BRITAIN: The man accused of murdering two 10-year-old friends in rural England last year was described in court yesterday as a calculating and manipulative murderer who killed the girls in the full knowledge of what he was doing and attempted to dispose of their bodies so that they would never be found.
Ian Huntley (29) later lied about his movements and hoped to use his girlfriend to establish an alibi, the Old Bailey heard.
"He was trying to get away with murder," the Crown prosecutor, Mr Richard Latham QC, said.
Mr Huntley and his former fiance, Maxine Carr (26), are appearing in court in connection with the deaths of schoolgirls Holly Wells and Jessica Chapman in August last year.
The girls disappeared from Holly's home on the evening of August 4th, 2002, and after a massive manhunt, said to be one of the biggest in British history, their decomposing bodies were discovered in a ditch 13 days later.
Mr Huntley has pleaded not guilty to two charges of murder, but has pleaded guilty to conspiring to pervert the course of justice. Ms Carr has pleaded not guilty to two counts of conspiring to pervert the course of justice and one of aiding an offender.
The jury was told that evidence would be presented by experts who had analysed records of Jessica Chapman's mobile phone that showed the only place the girls could have been at the time of their deaths was inside Mr Huntley's house.
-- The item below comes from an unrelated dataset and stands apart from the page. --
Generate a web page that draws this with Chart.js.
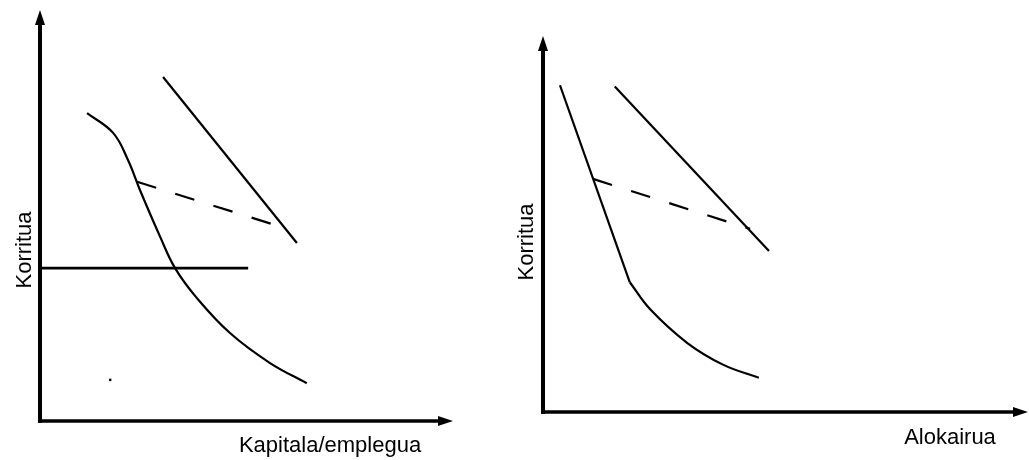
<!DOCTYPE html>
<html><head><meta charset="utf-8">
<script src="https://cdn.jsdelivr.net/npm/chart.js@4.4.1/dist/chart.umd.min.js"></script>
<style>
html,body{margin:0;padding:0;background:#fff;}
#wrap{position:relative;width:1029px;height:460px;overflow:hidden;background:#fff;}
canvas{position:absolute;top:0;}
#c1{left:0;}
#c2{left:500px;}
</style></head><body>
<div id="wrap"><canvas id="c1" width="500" height="460"></canvas><canvas id="c2" width="529" height="460"></canvas></div>
<script>
// ---------- Left panel (axis units 0..100) ----------
const leftXTitle = 'Kapitala/emplegua';
const leftYTitle = 'Korritua';
const leftUpperLine = [{x:29.8,y:83.7},{x:62.2,y:43.3}];
const leftCurve = [
  {x:11.4,y:74.9},{x:17.7,y:70.1},{x:21.3,y:63.5},{x:24.2,y:56.2},{x:29.1,y:44.8},
  {x:32.7,y:37.2},{x:38.0,y:29.9},{x:46.0,y:21.4},{x:55.7,y:14.1},{x:64.6,y:9.2}
];
const leftDashed = [{x:23.5,y:58.2},{x:56.9,y:47.7}];
const leftHorizontal = [{x:0,y:37.2},{x:50.4,y:37.2}];
const leftSpeck = [{x:17.0,y:10.0}];

// ---------- Right panel (axis units 0..100) ----------
const rightXTitle = 'Alokairua';
const rightYTitle = 'Korritua';
const rightUpperLine = [{x:14.8,y:86.6},{x:46.6,y:42.8}];
const rightSteep = [{x:3.5,y:86.9},{x:17.9,y:34.5}];
const rightCurve = [
  {x:17.9,y:34.5},{x:22.1,y:27.3},{x:29.7,y:18.4},{x:37.1,y:12.6},{x:44.5,y:9.1}
];
const rightDashed = [{x:10.3,y:62.0},{x:42.7,y:48.7}];

const arrowAxes = {
  id:'arrowAxes',
  afterDatasetsDraw(chart, args, o){
    const {ctx, scales:{x,y}} = chart;
    const x0 = x.getPixelForValue(0), y0 = y.getPixelForValue(0);
    const xe = x.getPixelForValue(x.max), ye = y.getPixelForValue(y.max);
    ctx.save();
    ctx.strokeStyle='#000'; ctx.fillStyle='#000'; ctx.lineCap='butt';
    ctx.lineWidth=o.yWidth;
    ctx.beginPath(); ctx.moveTo(x0, y0+o.xWidth/2); ctx.lineTo(x0, ye+o.head-1); ctx.stroke();
    ctx.lineWidth=o.xWidth;
    ctx.beginPath(); ctx.moveTo(x0-o.yWidth/2, y0); ctx.lineTo(xe-o.head+1, y0); ctx.stroke();
    ctx.beginPath(); ctx.moveTo(x0, ye); ctx.lineTo(x0-o.hw, ye+o.head); ctx.lineTo(x0+o.hw, ye+o.head); ctx.closePath(); ctx.fill();
    ctx.beginPath(); ctx.moveTo(xe, y0); ctx.lineTo(xe-o.head, y0-o.hw); ctx.lineTo(xe-o.head, y0+o.hw); ctx.closePath(); ctx.fill();
    ctx.font = o.font; ctx.textBaseline='alphabetic'; ctx.textAlign='center';
    ctx.fillText(o.xTitle, o.xTitleX, o.xTitleY);
    ctx.translate(o.yTitleX, o.yTitleY); ctx.rotate(-Math.PI/2);
    ctx.fillText(o.yTitle, 0, 0);
    ctx.restore();
  }
};

function line(data, extra){
  return Object.assign({data, showLine:true, borderColor:'#000', backgroundColor:'#000',
    borderWidth:2.2, pointRadius:0, pointHoverRadius:0, fill:false}, extra||{});
}

function makeChart(id, datasets, pad, axOpts){
  return new Chart(document.getElementById(id), {
    type:'scatter',
    data:{datasets},
    options:{
      responsive:false, animation:false, events:[],
      layout:{padding:pad},
      scales:{
        x:{type:'linear', min:0, max:100, display:false},
        y:{type:'linear', min:0, max:100, display:false}
      },
      plugins:{legend:{display:false}, tooltip:{enabled:false}, arrowAxes:axOpts}
    },
    plugins:[arrowAxes]
  });
}

const FONT = '22px "Liberation Sans", Arial, sans-serif';

makeChart('c1', [
  line(leftUpperLine),
  line(leftCurve, {tension:0.4}),
  line(leftDashed, {borderDash:[20,20]}),
  line(leftHorizontal, {borderWidth:2.6}),
  {data:leftSpeck, showLine:false, pointRadius:1.3, backgroundColor:'#000', borderWidth:0}
], {left:40, right:47, top:10, bottom:39},
{ xTitle:leftXTitle, yTitle:leftYTitle, font:FONT, xTitleX:330, xTitleY:452, yTitleX:31, yTitleY:250,
  xWidth:3.5, yWidth:4, head:15, hw:5 });

makeChart('c2', [
  line(rightUpperLine),
  line(rightSteep),
  line(rightCurve, {tension:0.4}),
  line(rightDashed, {borderDash:[20,20]})
], {left:43, right:1, top:36, bottom:48},
{ xTitle:rightXTitle, yTitle:rightYTitle, font:FONT, xTitleX:450, xTitleY:444, yTitleX:33, yTitleY:242,
  xWidth:3.5, yWidth:4, head:15, hw:5 });
</script>
</body></html>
Mr Latham told the court that Ms Carr, a former teaching assistant at the school in Soham, Cambridgeshire, which the two girls attended, was not implicated in the murder as she had been more than 100 miles away at her mother's home in Grimsby at the time the girls died, Mr Latham said. But he said that, with Mr Huntley, Ms Carr "designed a dishonest account of events" aimed at distancing Mr Huntley from the murder of the two girls.
"I make it clear the Crown does not suggest that Carr was in any way directly involved in the murders, but her part was to provide Huntley with support for the dishonest account of his movements and actions during the critical period on Sunday evening" when the girls disappeared.
"She was involved with dishonest and deceptive behaviour which was not simply isolated misjudgment on the spur of the moment which was instantly regretted. It was a convincing and cold-blooded course of conduct and involved repeated lies throughout the entire period between the disappearance of the girls and her arrest," Mr Latham said.
After two days of jury selection, the court heard the opening argument for the prosecution in a case expected to last at least two months and hear from more than 170 witnesses. Mr Justice Moses is presiding. Mr Latham's opening address is expected to continue today.
Holly and Jessica had been close friends since they were four years old, and during a barbecue at Holly's home on the evening of August 4th had changed into identical red Manchester United football jerseys with the name of the then-team star, David Beckham, emblazoned on the back. A photograph they asked Holly's mother, Nicola Wells, to take of them at 5.04 p.m. was later used in posters circulated nationwide in the hope that the pair would be found alive.
Mr Latham detailed the girls' movements immediately after they left Holly's home, soon after the photograph was taken. One witness, he said, saw them walking down a road near Mr Huntley's home and commented to his wife: "Look, two little Beckhams." Mr Latham told the court that Mr Huntley's lawyers were unlikely to dispute that the two girls went into his home at about 6.30 p.m. on August 4th. Nor would it be disputed that "Huntley was the only other person there and that they died within a short time of going into his home, that it was Huntley who took their bodies to the place they were found." He continued: "He (Huntley) has pleaded not guilty to their murder and to this day maintains this stance." He added that the prosecution would present evidence that "will satisfy you that he killed the two girls." "I will concentrate on why we say it was a double murder. We cannot call anyone who can tell you what happened in that house. There is only one person alive who was there that evening. We will call evidence from which you can draw inference as to what must have happened in the house. More particularly, what cannot have happened in the house, and I am talking about an accident. We assert that after the deaths, Huntley knew what he was doing. He could remember, he could understand. He was a man, insofar as anyone who has killed two 10-year-old girls can be described as rational, who was acting rationally. There is evidence of a calculating and manipulative individual who knew precisely what he was doing. He was trying to get away with murder," Mr Latham said.
"He had presence of mind to remove the bodies from Soham and hid them where he hoped they would never be found."
Central to the case against Mr Huntley, he said, were mobile phone records that would show calls and text messages between Mr Huntley and Ms Carr which would establish that Ms Carr was not in Soham at the time the girls were murdered.
However, he said, analysis of Jessica's mobile phone would show that one of the few places she could have been at the time she is believed to have died was Mr Huntley's home on the grounds of Soham Village Cottage, where he was caretaker.
This would be established, Mr Latham said, by showing that as her cell-phone battery ran out of power, the phone sent an electronic farewell message to a beacon in Burwell, a village about six miles away from Soham.
This beacon, he said, did not normally transmit mobile phone signals in Soham, but there were three small areas, shown in red on a map displayed on a computer screen in court, from where signals were picked up in Burwell. One of the spots was Mr Huntley's home, Mr Latham said.